Go through the entries below and pick out every line with "Generate".

- _PROVIDED RECORDS_

>>>

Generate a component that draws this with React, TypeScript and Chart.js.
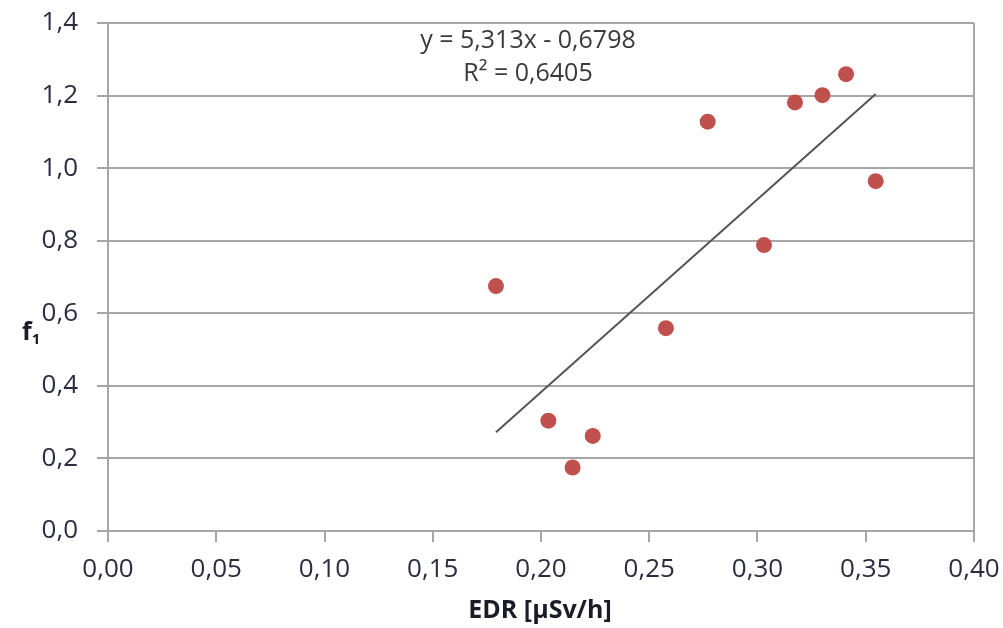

<<<
>>>

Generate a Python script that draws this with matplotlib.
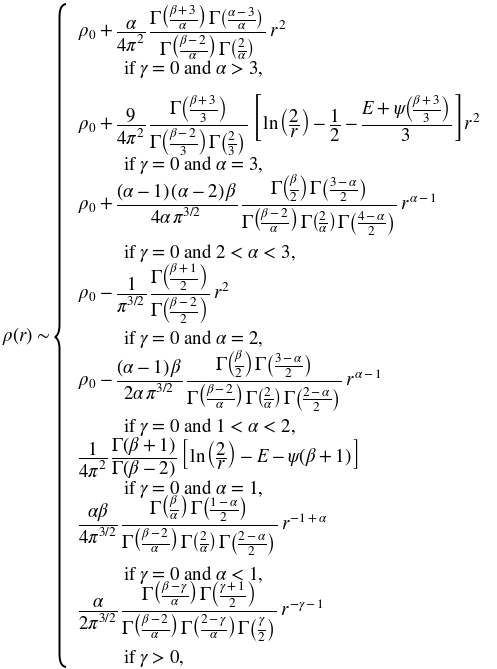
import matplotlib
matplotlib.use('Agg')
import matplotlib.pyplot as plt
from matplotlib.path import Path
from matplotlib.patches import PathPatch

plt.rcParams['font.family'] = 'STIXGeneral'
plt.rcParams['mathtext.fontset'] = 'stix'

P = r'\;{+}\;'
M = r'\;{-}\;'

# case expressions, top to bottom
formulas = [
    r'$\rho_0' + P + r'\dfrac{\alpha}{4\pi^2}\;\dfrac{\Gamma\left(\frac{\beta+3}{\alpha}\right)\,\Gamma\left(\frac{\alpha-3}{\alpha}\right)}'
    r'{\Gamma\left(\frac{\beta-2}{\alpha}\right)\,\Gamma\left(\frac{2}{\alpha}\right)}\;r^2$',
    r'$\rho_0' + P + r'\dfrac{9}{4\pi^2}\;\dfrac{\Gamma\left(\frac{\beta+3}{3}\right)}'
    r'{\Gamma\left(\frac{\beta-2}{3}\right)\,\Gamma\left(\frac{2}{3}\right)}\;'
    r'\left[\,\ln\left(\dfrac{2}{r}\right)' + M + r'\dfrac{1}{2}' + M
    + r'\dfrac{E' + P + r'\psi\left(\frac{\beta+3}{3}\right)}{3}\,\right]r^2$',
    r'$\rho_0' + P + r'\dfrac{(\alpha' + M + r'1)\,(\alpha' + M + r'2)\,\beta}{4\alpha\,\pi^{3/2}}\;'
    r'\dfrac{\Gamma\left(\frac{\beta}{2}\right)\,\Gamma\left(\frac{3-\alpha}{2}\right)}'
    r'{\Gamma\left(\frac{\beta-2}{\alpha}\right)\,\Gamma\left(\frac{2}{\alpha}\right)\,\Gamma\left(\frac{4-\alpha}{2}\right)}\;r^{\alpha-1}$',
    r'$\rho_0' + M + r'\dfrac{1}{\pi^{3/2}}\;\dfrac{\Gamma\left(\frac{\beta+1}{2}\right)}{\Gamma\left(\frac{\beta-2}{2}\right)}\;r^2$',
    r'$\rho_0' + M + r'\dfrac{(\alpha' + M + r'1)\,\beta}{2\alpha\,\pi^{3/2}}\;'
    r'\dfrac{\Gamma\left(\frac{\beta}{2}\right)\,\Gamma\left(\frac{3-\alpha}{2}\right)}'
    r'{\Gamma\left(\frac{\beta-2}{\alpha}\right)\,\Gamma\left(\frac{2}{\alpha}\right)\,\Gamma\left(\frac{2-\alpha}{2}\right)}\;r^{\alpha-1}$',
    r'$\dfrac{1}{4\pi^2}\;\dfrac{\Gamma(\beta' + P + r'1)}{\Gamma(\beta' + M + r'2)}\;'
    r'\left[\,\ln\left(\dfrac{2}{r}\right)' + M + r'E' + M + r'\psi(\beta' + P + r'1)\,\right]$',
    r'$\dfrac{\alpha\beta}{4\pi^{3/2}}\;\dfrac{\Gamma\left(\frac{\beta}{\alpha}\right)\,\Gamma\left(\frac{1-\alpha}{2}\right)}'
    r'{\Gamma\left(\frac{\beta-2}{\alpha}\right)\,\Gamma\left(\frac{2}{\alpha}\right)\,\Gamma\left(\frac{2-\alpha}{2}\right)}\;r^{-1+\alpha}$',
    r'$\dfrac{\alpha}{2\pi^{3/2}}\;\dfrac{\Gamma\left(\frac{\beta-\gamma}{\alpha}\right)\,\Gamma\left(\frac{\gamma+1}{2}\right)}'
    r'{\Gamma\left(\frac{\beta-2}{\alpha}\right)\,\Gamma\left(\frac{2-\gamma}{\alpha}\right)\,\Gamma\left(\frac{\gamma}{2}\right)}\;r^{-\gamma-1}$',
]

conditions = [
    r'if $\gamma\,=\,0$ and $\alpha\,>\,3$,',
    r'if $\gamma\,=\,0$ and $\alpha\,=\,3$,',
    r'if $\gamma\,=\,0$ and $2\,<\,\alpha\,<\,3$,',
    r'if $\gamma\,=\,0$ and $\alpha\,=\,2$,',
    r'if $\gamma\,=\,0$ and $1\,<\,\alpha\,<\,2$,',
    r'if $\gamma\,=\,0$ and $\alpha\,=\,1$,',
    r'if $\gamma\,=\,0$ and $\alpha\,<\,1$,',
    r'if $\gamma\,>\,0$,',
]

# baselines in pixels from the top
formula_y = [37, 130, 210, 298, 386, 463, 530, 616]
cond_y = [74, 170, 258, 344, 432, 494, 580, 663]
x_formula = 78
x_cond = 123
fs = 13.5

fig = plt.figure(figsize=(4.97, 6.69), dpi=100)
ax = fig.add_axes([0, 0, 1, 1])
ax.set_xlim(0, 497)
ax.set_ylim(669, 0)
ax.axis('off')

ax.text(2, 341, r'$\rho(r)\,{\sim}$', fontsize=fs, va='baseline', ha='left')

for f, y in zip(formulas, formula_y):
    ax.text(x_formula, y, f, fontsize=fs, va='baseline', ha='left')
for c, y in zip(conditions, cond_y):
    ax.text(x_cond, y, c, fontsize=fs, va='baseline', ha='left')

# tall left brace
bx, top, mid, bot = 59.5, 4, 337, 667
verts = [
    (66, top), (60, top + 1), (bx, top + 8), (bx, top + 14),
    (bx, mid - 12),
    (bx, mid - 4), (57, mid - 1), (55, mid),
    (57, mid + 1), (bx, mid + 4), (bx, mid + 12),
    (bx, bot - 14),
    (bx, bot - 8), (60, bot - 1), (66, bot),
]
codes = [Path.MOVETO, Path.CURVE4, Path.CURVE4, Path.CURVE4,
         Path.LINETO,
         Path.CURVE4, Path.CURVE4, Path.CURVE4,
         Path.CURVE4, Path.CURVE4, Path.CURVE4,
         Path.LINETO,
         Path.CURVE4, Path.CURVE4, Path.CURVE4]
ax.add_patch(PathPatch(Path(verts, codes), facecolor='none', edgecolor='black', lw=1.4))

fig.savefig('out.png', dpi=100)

<<<
>>>

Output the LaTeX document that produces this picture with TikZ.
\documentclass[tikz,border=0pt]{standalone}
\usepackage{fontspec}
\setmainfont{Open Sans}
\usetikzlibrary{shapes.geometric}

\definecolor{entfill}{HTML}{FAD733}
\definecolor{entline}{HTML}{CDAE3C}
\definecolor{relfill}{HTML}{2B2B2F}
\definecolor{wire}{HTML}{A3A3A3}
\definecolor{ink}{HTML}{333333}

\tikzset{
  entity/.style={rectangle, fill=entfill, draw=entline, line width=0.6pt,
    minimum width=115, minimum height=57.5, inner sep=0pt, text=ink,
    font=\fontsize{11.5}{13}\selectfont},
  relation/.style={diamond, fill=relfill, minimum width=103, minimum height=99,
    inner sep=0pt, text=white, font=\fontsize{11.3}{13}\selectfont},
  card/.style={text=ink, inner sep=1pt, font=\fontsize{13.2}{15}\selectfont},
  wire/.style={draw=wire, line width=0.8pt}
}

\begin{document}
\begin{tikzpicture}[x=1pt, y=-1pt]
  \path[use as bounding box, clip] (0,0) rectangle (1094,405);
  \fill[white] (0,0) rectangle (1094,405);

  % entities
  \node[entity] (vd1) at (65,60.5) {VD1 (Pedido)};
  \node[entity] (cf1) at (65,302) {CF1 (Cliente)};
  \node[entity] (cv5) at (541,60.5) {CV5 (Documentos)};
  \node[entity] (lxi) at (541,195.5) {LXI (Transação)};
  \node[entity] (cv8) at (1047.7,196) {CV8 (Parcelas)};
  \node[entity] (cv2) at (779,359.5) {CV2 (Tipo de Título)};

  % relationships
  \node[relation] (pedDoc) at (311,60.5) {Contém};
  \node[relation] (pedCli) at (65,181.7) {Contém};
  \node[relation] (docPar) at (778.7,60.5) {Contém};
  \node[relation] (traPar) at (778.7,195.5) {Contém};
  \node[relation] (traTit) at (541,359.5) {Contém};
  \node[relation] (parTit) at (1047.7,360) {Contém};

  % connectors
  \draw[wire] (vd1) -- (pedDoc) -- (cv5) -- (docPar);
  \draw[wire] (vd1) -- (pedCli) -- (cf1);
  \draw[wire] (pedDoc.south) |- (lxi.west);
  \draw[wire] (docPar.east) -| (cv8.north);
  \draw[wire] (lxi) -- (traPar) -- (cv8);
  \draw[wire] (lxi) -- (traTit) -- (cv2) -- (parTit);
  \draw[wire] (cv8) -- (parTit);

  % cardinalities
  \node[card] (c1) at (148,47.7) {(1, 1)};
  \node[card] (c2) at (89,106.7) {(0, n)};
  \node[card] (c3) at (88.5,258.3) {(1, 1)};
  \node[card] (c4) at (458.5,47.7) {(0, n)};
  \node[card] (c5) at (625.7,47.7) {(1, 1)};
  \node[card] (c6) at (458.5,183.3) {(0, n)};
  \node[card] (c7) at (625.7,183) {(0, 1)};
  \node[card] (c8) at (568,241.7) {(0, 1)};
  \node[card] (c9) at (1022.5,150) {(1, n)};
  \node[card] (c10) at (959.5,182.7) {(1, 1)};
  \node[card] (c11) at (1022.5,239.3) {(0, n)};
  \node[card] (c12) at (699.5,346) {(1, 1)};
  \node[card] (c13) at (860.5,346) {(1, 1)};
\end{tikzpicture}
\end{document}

<<<

- _WORKED ANSWER_
Generate a component that draws this with React, TypeScript and Chart.js.
Generate a Python script that draws this with matplotlib.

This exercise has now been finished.